6. Limitations and Ongoing Research
- Bias and Generalization:
Surrogate gradients invariably introduce bias relative to the true gradient or descent direction. However, empirical evidence indicates that, when proper attention is paid to smoothness near the threshold, the resulting descent is reliable and effective. Surrogates that are too sharp reintroduce vanishing gradients (Neftci et al., 2019, Gygax et al., 2024).
- Theoretical Non-equivalence to Loss Gradients:
Surrogate gradients are generally not gradients of any scalar loss, especially in multi-layer or recurrent architectures, which limits their connection to classical optimization theory (Gygax et al., 2024).
- Out-of-Distribution and Locality Issues:
Surrogate models trained on limited data can extrapolate poorly or produce inaccurate gradients far from their interpolation domains. Path-integral and locality-aware losses, as well as validation with the true simulator, are recommended to mitigate model risk (Hoang et al., 26 Feb 2025, Rehmann et al., 13 Nov 2025, Momeni et al., 31 Jan 2025).
- Hardware Constraints:
On-chip implementations may simplify or drop explicit surrogate gradient computations for efficiency, relying on hardware-local plasticity rules and trace-based updates. Simple three-factor update rules suffice for rapid, streaming, few-shot learning on neuromorphic systems under extreme memory, power, and latency constraints (Stewart et al., 2019).
- Alternative Architectures:
Approaches such as SpikingGamma eliminate the need for surrogate gradients entirely by embedding internal temporal memories, allowing exact gradients without backpropagating through discontinuities, and exhibiting superior scaling over long temporal horizons (Koopman et al., 2 Feb 2026).
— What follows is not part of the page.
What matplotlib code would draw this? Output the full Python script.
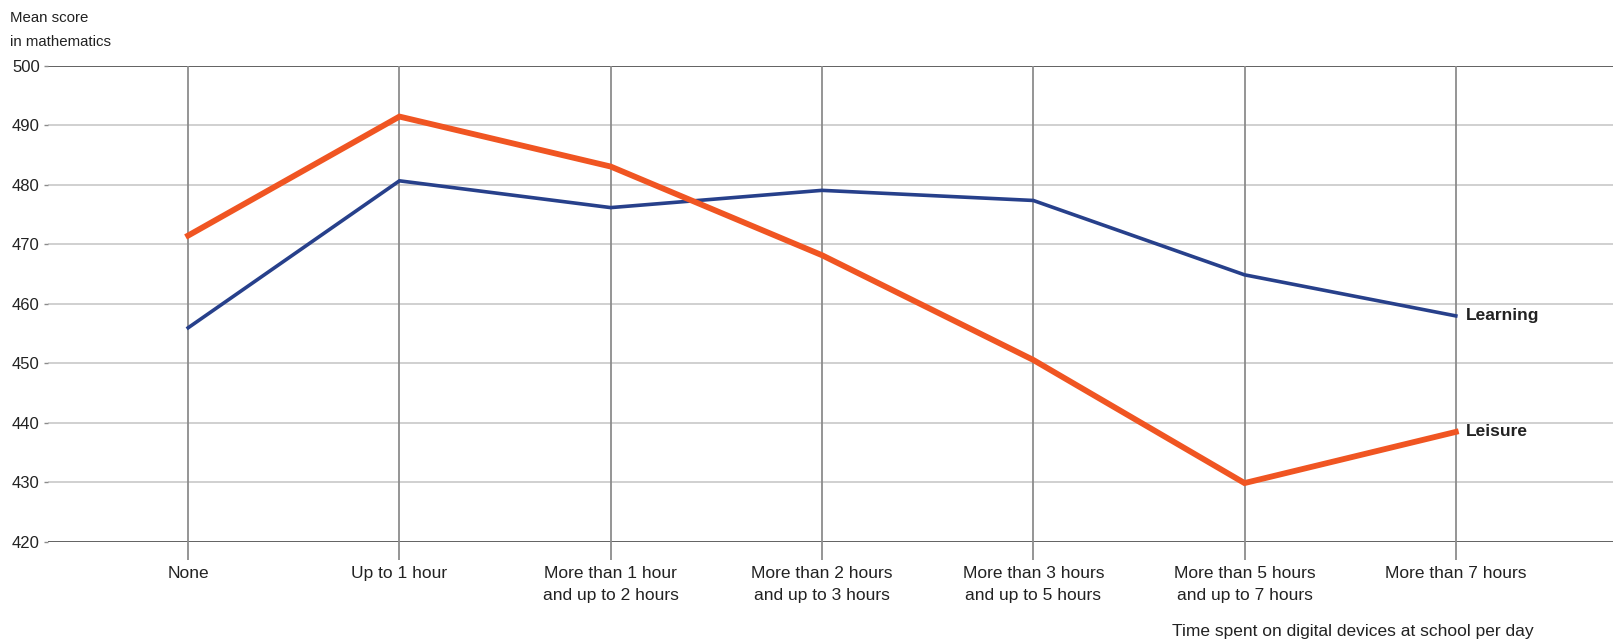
import matplotlib.pyplot as plt

plt.rcParams['font.family'] = ['Liberation Sans', 'DejaVu Sans']

categories = ["None", "Up to 1 hour", "More than 1 hour\nand up to 2 hours",
              "More than 2 hours\nand up to 3 hours", "More than 3 hours\nand up to 5 hours",
              "More than 5 hours\nand up to 7 hours", "More than 7 hours"]
learning = [456.0, 480.7, 476.2, 479.1, 477.4, 464.9, 458.0]
leisure = [471.5, 491.5, 483.1, 468.2, 450.6, 429.9, 438.5]
yticks = [420, 430, 440, 450, 460, 470, 480, 490, 500]

fig = plt.figure(figsize=(16.13, 6.42), dpi=100)
ax = fig.add_axes([0.0298, 0.1558, 0.9702, 0.7414])

x = list(range(len(categories)))

# grid
for v in yticks[1:-1]:
    ax.axhline(v, color="#c8c8c8", lw=1.2, zorder=1)
ax.axhline(500, color="#555555", lw=1.3, zorder=1)
ax.axhline(420, color="#555555", lw=1.3, zorder=1)
for xi in x:
    ax.axvline(xi, color="#8c8c8c", lw=1.3, zorder=1)

ax.plot(x, learning, color="#27408b", lw=2.6, zorder=3, solid_joinstyle="miter")
ax.plot(x, leisure, color="#f05522", lw=4.2, zorder=3, solid_joinstyle="miter")

ax.text(6.05, learning[-1], "Learning", fontsize=12.5, fontweight="bold", va="center", ha="left", color="#222222")
ax.text(6.05, leisure[-1], "Leisure", fontsize=12.5, fontweight="bold", va="center", ha="left", color="#222222")

ax.set_xlim(-0.663, 6.744)
ax.set_ylim(420, 500)
ax.set_xticks(x)
ax.set_xticklabels(categories, fontsize=12.5, color="#222222", linespacing=1.65)
ax.set_yticks(yticks)
ax.set_yticklabels([str(v) for v in yticks], fontsize=12, color="#222222")
ax.tick_params(axis="x", length=13, width=1.3, color="#8c8c8c", pad=4)
ax.tick_params(axis="y", length=3, width=1.0, color="#8c8c8c", pad=3)
for s in ax.spines.values():
    s.set_visible(False)

fig.text(0.006, 0.983, "Mean score\nin mathematics", fontsize=10.8, va="top", ha="left",
         color="#222222", linespacing=1.95)
fig.text(0.951, 0.0156, "Time spent on digital devices at school per day", fontsize=12.5,
         ha="right", va="center", color="#222222")

fig.savefig("out.png", dpi=100, facecolor="white")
7. Summary Table: Major Domains and Methodologies
| Domain | Surrogate Gradient Role | Notable Approach/Paper |
|---|---|---|
| Spiking/Binary NN | Replace in backprop | Fast sigmoid/linear/parametric (Neftci et al., 2019, Wang et al., 2023, Gygax et al., 2024) |
| CAE/engineering | Replace nondiff. mesh/simulation block | 3D U-Net surrogates (Rehmann et al., 13 Nov 2025) |
| Black-box optimization | Surrogate model trained via gradient matching | MATCH-OPT, GradPIE (Hoang et al., 26 Feb 2025, Momeni et al., 31 Jan 2025) |
| Evolutionary strategies | Blend surrogate and zeroth-order directions | Guided ES, past descent ES (Maheswaranathan et al., 2018, Meier et al., 2019) |
| Natural gradient descent | Use surrogate distribution for Fisher geometry | Surrogate NGD (So et al., 2023) |
The surrogate gradient approach provides a unifying computational abstraction that enables gradient-based optimization in the presence of discrete, non-differentiable, or black-box components. Its development spans rigorous theory, advanced algorithmic engineering, and hardware-oriented adaptation, with ongoing research addressing bias, reliability, and broader generalization.